Männedorf ist nicht die einzige Schule, welche ihren Unterstufenschülern keine Hausaufgaben mehr erteilt. So haben etwa auch einige Primarschulen in den Kantonen Bern, Luzern und St. Gallen die Hausaufgaben schon abgeschafft. Ralf Schäpper, Schulleiter der Primarschule Feldli-Schoren in St. Gallen, nannte im «St. Galler Tagblatt» die Chancengleichheit als Grund für den Verzicht auf Hausaufgaben. «Für Kinder, die ihre Eltern nicht um Rat oder Hilfe fragen können, sind die Hausaufgaben ein Stress.» Nach einem einjährigen Versuch entschied die Schule im Herbst 2020, wegen der positiven Erfahrungen definitiv auf Hausaufgaben zu verzichten. 
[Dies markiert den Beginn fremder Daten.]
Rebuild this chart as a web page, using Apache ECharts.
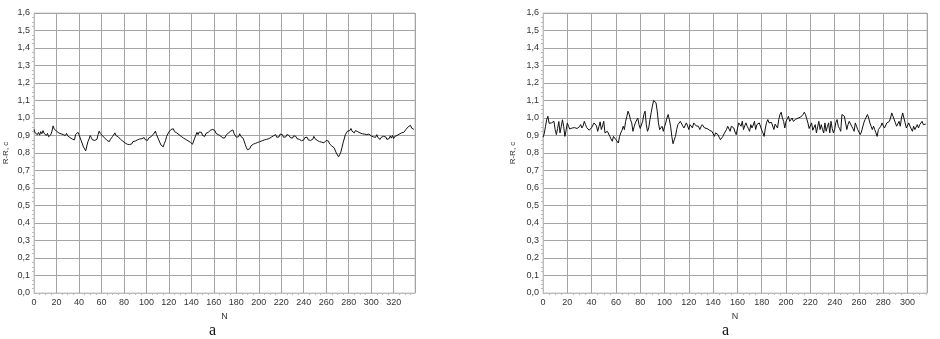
<!DOCTYPE html>
<html>
<head>
<meta charset="utf-8">
<script src="https://cdn.jsdelivr.net/npm/echarts@6/dist/echarts.min.js"></script>
<style>
  html, body { margin: 0; padding: 0; background: #fff; }
  #chart { width: 940px; height: 339px; }
</style>
</head>
<body>
<div id="chart"></div>
<script>
// R-R intervals, left record (N = 0..338)
const leftValues = [
  0.935, 0.915, 0.925, 0.905, 0.918, 0.902, 0.922, 0.910, 0.928, 0.912,
  0.915, 0.900, 0.912, 0.893, 0.885, 0.905, 0.925, 0.955, 0.938, 0.945,
  0.925, 0.935, 0.915, 0.922, 0.910, 0.920, 0.905, 0.915, 0.900, 0.912,
  0.898, 0.902, 0.888, 0.895, 0.880, 0.890, 0.875, 0.905, 0.900, 0.918,
  0.905, 0.898, 0.870, 0.860, 0.835, 0.845, 0.812, 0.840, 0.865, 0.880,
  0.900, 0.888, 0.875, 0.865, 0.872, 0.880, 0.878, 0.905, 0.925, 0.912,
  0.918, 0.898, 0.905, 0.885, 0.888, 0.872, 0.880, 0.865, 0.878, 0.872,
  0.895, 0.888, 0.915, 0.900, 0.910, 0.892, 0.898, 0.878, 0.885, 0.868,
  0.875, 0.858, 0.865, 0.850, 0.860, 0.848, 0.858, 0.852, 0.865, 0.855,
  0.868, 0.862, 0.875, 0.866, 0.880, 0.872, 0.882, 0.875, 0.888, 0.876,
  0.882, 0.872, 0.885, 0.878, 0.893, 0.885, 0.905, 0.912, 0.925, 0.905,
  0.898, 0.875, 0.868, 0.845, 0.848, 0.835, 0.855, 0.870, 0.895, 0.900,
  0.920, 0.912, 0.935, 0.928, 0.938, 0.922, 0.930, 0.915, 0.922, 0.905,
  0.912, 0.895, 0.902, 0.885, 0.892, 0.878, 0.885, 0.870, 0.878, 0.862,
  0.868, 0.850, 0.858, 0.885, 0.902, 0.918, 0.905, 0.920, 0.912, 0.918,
  0.900, 0.908, 0.895, 0.912, 0.902, 0.918, 0.915, 0.930, 0.922, 0.935,
  0.925, 0.928, 0.912, 0.920, 0.905, 0.915, 0.898, 0.905, 0.885, 0.892,
  0.888, 0.902, 0.898, 0.915, 0.905, 0.925, 0.918, 0.932, 0.912, 0.905,
  0.890, 0.900, 0.893, 0.910, 0.895, 0.902, 0.885, 0.868, 0.848, 0.830,
  0.818, 0.828, 0.825, 0.840, 0.835, 0.850, 0.842, 0.855, 0.848, 0.860,
  0.852, 0.865, 0.858, 0.870, 0.862, 0.875, 0.865, 0.878, 0.870, 0.882,
  0.878, 0.890, 0.882, 0.898, 0.888, 0.905, 0.890, 0.900, 0.892, 0.908,
  0.898, 0.905, 0.890, 0.900, 0.892, 0.905, 0.895, 0.900, 0.888, 0.895,
  0.885, 0.898, 0.888, 0.895, 0.882, 0.892, 0.878, 0.885, 0.870, 0.880,
  0.875, 0.888, 0.878, 0.890, 0.875, 0.885, 0.872, 0.882, 0.878, 0.895,
  0.882, 0.888, 0.872, 0.880, 0.865, 0.875, 0.862, 0.870, 0.858, 0.868,
  0.872, 0.862, 0.868, 0.852, 0.858, 0.840, 0.845, 0.830, 0.820, 0.800,
  0.792, 0.778, 0.790, 0.805, 0.830, 0.858, 0.880, 0.905, 0.912, 0.925,
  0.932, 0.928, 0.940, 0.925, 0.930, 0.915, 0.928, 0.935, 0.922, 0.930,
  0.915, 0.925, 0.910, 0.920, 0.908, 0.918, 0.905, 0.915, 0.908, 0.912,
  0.898, 0.905, 0.892, 0.902, 0.890, 0.905, 0.888, 0.895, 0.878, 0.890,
  0.880, 0.895, 0.885, 0.892, 0.878, 0.888, 0.882, 0.898, 0.885, 0.900,
  0.882, 0.895, 0.888, 0.900, 0.892, 0.908, 0.898, 0.915, 0.905, 0.918,
  0.912, 0.935, 0.928, 0.950, 0.945, 0.958, 0.942, 0.948, 0.935
];

// R-R intervals, right record (N = 0..315)
const rightValues = [
  0.890, 0.910, 0.950, 0.990, 1.010, 0.970, 0.965, 0.972, 0.975, 0.981,
  0.934, 0.905, 0.940, 0.980, 0.915, 0.950, 0.990, 0.953, 0.895, 0.930,
  0.972, 0.953, 0.937, 0.945, 0.943, 0.937, 0.945, 0.950, 0.940, 0.934,
  0.950, 0.962, 0.943, 0.955, 0.981, 0.962, 0.945, 0.934, 0.930, 0.924,
  0.945, 0.953, 0.972, 0.981, 0.955, 0.924, 0.950, 0.978, 0.934, 0.955,
  0.981, 0.915, 0.920, 0.924, 0.915, 0.895, 0.880, 0.867, 0.895, 0.885,
  0.876, 0.865, 0.857, 0.895, 0.915, 0.930, 0.953, 0.934, 0.981, 1.010,
  1.039, 1.020, 0.990, 0.972, 0.924, 0.950, 0.972, 0.981, 1.000, 0.962,
  0.940, 0.934, 0.981, 1.020, 1.039, 0.962, 0.924, 0.943, 0.990, 1.030,
  1.067, 1.100, 1.110, 1.087, 1.039, 0.972, 0.934, 0.945, 0.953, 0.924,
  0.950, 0.972, 1.000, 1.020, 0.990, 0.953, 0.895, 0.853, 0.875, 0.895,
  0.934, 0.962, 0.972, 0.981, 0.972, 0.955, 0.943, 0.953, 0.972, 0.955,
  0.934, 0.962, 0.953, 0.943, 0.972, 0.962, 0.955, 0.958, 0.953, 0.934,
  0.950, 0.962, 0.955, 0.943, 0.948, 0.940, 0.934, 0.930, 0.928, 0.924,
  0.910, 0.895, 0.915, 0.924, 0.905, 0.890, 0.876, 0.867, 0.895, 0.910,
  0.915, 0.934, 0.953, 0.943, 0.924, 0.953, 0.962, 0.943, 0.920, 0.905,
  0.895, 0.972, 0.962, 0.953, 0.981, 0.934, 0.955, 0.972, 0.953, 0.940,
  0.924, 0.962, 0.943, 0.960, 0.981, 0.934, 0.962, 0.970, 0.972, 0.972,
  0.930, 0.915, 0.895, 0.943, 0.975, 0.991, 0.972, 0.981, 0.975, 0.972,
  0.934, 0.965, 0.962, 0.943, 0.991, 1.020, 1.033, 1.000, 0.981, 0.943,
  0.981, 0.995, 1.010, 0.981, 0.990, 1.000, 0.981, 0.991, 0.993, 0.995,
  1.000, 1.000, 1.005, 1.010, 1.020, 1.033, 1.020, 1.010, 0.972, 0.940,
  0.934, 0.972, 0.930, 0.924, 0.962, 0.915, 0.950, 0.981, 0.934, 0.962,
  0.935, 0.915, 0.972, 0.924, 0.950, 0.972, 0.915, 0.981, 0.940, 0.915,
  0.934, 0.975, 0.991, 0.953, 0.940, 0.924, 1.020, 1.015, 1.010, 0.972,
  0.934, 0.962, 0.981, 0.991, 0.953, 0.940, 0.924, 0.972, 0.953, 0.934,
  0.934, 0.905, 0.920, 0.924, 0.972, 0.991, 1.000, 1.020, 1.000, 0.972,
  0.953, 0.934, 0.953, 0.934, 0.915, 0.895, 0.934, 0.943, 0.953, 0.972,
  0.955, 0.943, 0.934, 0.972, 0.962, 0.980, 1.000, 1.029, 1.010, 1.000,
  0.972, 0.953, 0.962, 0.981, 0.953, 1.000, 1.029, 1.000, 0.972, 0.943,
  0.934, 0.972, 0.953, 0.943, 0.924, 0.953, 0.934, 0.943, 0.962, 0.943,
  0.962, 0.972, 0.981, 0.962, 0.972, 0.965
];

const leftMaxN = 339;
const rightMaxN = 316;
const yName = 'R-R, c';
const xName = 'N';
const caption = 'a';

const chart = echarts.init(document.getElementById('chart'));

const labelFont = { fontFamily: 'Liberation Sans', fontSize: 9, color: '#333' };
const gridColor = '#a4a4a4';

const makeX = (gridIndex, max) => ({
  type: 'value',
  gridIndex,
  min: 0,
  max,
  interval: 20,
  name: xName,
  nameLocation: 'middle',
  nameGap: 15,
  nameTextStyle: { ...labelFont },
  axisLine: { show: true, lineStyle: { color: '#bbb' } },
  axisTick: { show: false },
  minorTick: { show: true, splitNumber: 4, length: 2, lineStyle: { color: '#bbb' } },
  axisLabel: { ...labelFont, margin: 5, showMaxLabel: false },
  splitLine: { show: true, lineStyle: { color: gridColor, width: 1 } }
});

const makeY = (gridIndex, gap) => ({
  type: 'value',
  gridIndex,
  min: 0,
  max: 1.6,
  interval: 0.1,
  name: yName,
  nameLocation: 'middle',
  nameRotate: 90,
  nameGap: gap,
  nameTextStyle: { ...labelFont, fontSize: 8 },
  axisLine: { show: true, lineStyle: { color: '#bbb' } },
  axisTick: { show: false },
  minorTick: { show: true, splitNumber: 4, length: 2, lineStyle: { color: '#bbb' } },
  axisLabel: {
    ...labelFont,
    margin: 4,
    formatter: v => v.toFixed(1).replace('.', ',')
  },
  splitLine: { show: true, lineStyle: { color: gridColor, width: 1 } }
});

chart.setOption({
  animation: false,
  backgroundColor: '#fff',
  grid: [
    { left: 34, top: 13, width: 381, height: 280, show: true, borderColor: '#c8c8c8', borderWidth: 1 },
    { left: 543, top: 13, width: 384, height: 280, show: true, borderColor: '#c8c8c8', borderWidth: 1 }
  ],
  xAxis: [makeX(0, leftMaxN), makeX(1, rightMaxN)],
  yAxis: [makeY(0, 24), makeY(1, 26)],
  graphic: [
    { type: 'text', left: 209, top: 323, style: { text: caption, font: '16px "Liberation Serif"', fill: '#111' } },
    { type: 'text', left: 722, top: 323, style: { text: caption, font: '16px "Liberation Serif"', fill: '#111' } }
  ],
  series: [
    {
      type: 'line',
      xAxisIndex: 0,
      yAxisIndex: 0,
      showSymbol: false,
      lineStyle: { color: '#111', width: 1 },
      data: leftValues.map((v, i) => [i, v])
    },
    {
      type: 'line',
      xAxisIndex: 1,
      yAxisIndex: 1,
      showSymbol: false,
      lineStyle: { color: '#111', width: 1 },
      data: rightValues.map((v, i) => [i, v])
    }
  ]
});
</script>
</body>
</html>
Es gibt allerdings auch Fachleute, die die Abschaffung kritisieren. Bernhard Hauser, Professor an der Pädagogischen Hochschule St. Gallen, gibt ebenfalls im Tagblatt zu bedenken, dass Kinder Selbstregulation durch Hausaufgaben lernen müssten. «Wenn man die Selbstständigkeit nicht gelernt hat, die es braucht, dann schadet das gerade den Schwächsten.»

Schulpflege entscheidet

Im Kanton Zürich können die Volksschulen selbst entscheiden, ob sie ihren Schülern Hausaufgaben geben. Vorgeschrieben ist einzig, dass die Schüler keine Aufgaben über die Feiertage und Ferien machen müssen. «Die Anzahl von Schulen, welche ganz auf Hausaufgaben verzichten, ist dem Volksschulamt nicht bekannt», sagt Myriam Ziegler, Amtschefin des Volksschulamtes, denn auch. 

«Festzustellen ist, dass vermehrt Angebote für die Erledigung der Hausaufgaben in der Schule bereitgestellt werden», betont Ziegler. Viele Gemeinden böten betreute (teilweise kostenpflichtige) Aufgabenstunden an, in welchen Schülerinnen und Schüler ihre Hausaufgaben in Ruhe selbstständig lösen können. Ziegler verweist zudem auf Tagesschulen, wo es oft Angebote gebe, die das Erledigen der Hausaufgaben während der Tagesschulzeit ermöglichen.

In Männedorf muss sich zeigen, welche Erfahrungen Lehrpersonen, Eltern und Kinder mit dem Konzept sammeln. Die Ergebnisse der Evaluation sollen wegweisend für die weitere Schulentwicklung sein. Am Ende der Pilotphase werde die Schulpflege dann entscheiden, ob die Hausaufgaben an der Unterstufe definitiv abgeschafft werden, sagt Scherrer.